View Full Version : Total files same; Total bytes different?


Dinosaur
08-29-2005, 12:30 AM
I used a very reliable utility (Ztree for Windows) to copy all the files from a CD to a Folder on a hard disk. The utility had problems reading some files, but when told to retry, it did not give further error messages.

Previous attempts to copy using Windows Explorer terminated due to errors reading some files, indicating some problems with the CD.

A check of the copy reports that the number of files in the disk folder is the same as the number of files on the CD, but reports less bytes of data. The statistics are as follows.2066 files / 530,063,485 bytes on CD 2066 files / 529,479,356 bytes in disk folderCheck Disk via My Computer reports no errors for hard disk, which is using NTFS. The CD uses CDFS.

I am running Windows XP Home addition with Service Pack 2.

Any thoughts on what might have happened? Might all be well, with the discrepancy being due to different control data used by two file systems? Might it be due to different size allocation clusters?

pangea33
08-29-2005, 01:19 AM
I was going to post something about block sizes until I saw that you already did. Sure seems likely to me. Does everything seem to work alright? If not, you could always rip an ISO file, move it to your hard drive, and then mount it using a utility like alcohol 120%

saphalline
08-29-2005, 03:50 AM
Might all be well, with the discrepancy being due to different control data used by two file systems? Might it be due to different size allocation clusters?Yep, you hit the nail on the head. CDFS and NTFS are completely different file systems, and they have different uses. CDFS is defined very rigidly because it needs to be easily read by older systems (it WAS invented a long time ago afterall) and the size of a CD is pretty well known! :p CDFS was made for a specific purpose and it does it well, but it's not dynamic like NTFS or the FAT's. The difference in overhead related to what you just witnessed is based on the parameters of NTFS installed on your specific system. The size of your hard drive (or partition) determines how much space is taken by NTFS for keeping track of all the data, as well as the cluster size and all that other file system stuff. In CDFS, the info used for not losing data is built into the cluster for the data itself. In other words, a CDFS cluster keeps track of itself. So when you move data from a CD to a dynamic file system like NTFS, the overhead in NTFS is smaller, and thus your data appears to take up less room. Make no mistake, however, in thinking that the extra overhead is gone - it's just moved. It moved to the NTFS data area at the beginning of your hard drive...

Paul Komski
08-29-2005, 03:54 AM
Compare the files' checksum values using CDcheck from http://www.elpros.si/CDCheck/

If the files are the same (regardless of cluster sizes) they will have the same checksums.

Dinosaur
08-29-2005, 04:23 AM
Further investigation indicated that some files were not copied properly, probably due to transitory errors on the CD. While there might be differences in allocation cluster sizes and other overhead between a CD and a hard disk, research indicates that the Ztree utility reports the exact number of bytes of real data, ignoring unused parts of clusters and other overhead. When it reports a mismatch, something is wrong.
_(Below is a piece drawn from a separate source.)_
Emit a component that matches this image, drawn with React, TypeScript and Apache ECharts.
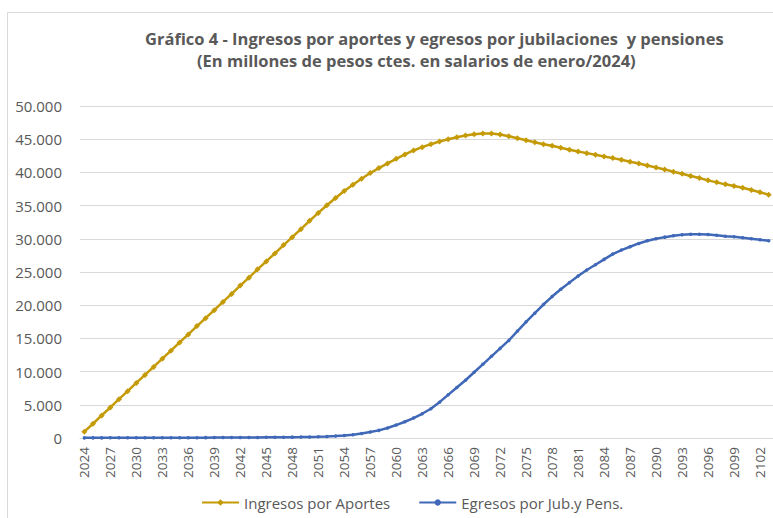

I think that a mass copy of files from a CD with problems is more likely to result in errors or other problems that a copy of a few files or a copy of individual files.

My Ztree utility has a Branch compare which can identify and tag identical files. Using it, I was able to find the erroneously copied files and recopy them individually.

BTW: I recommend Ztree. For use in addition to Windows Explorer, not as a replacement. There is a learning curve, but it is worth the effort.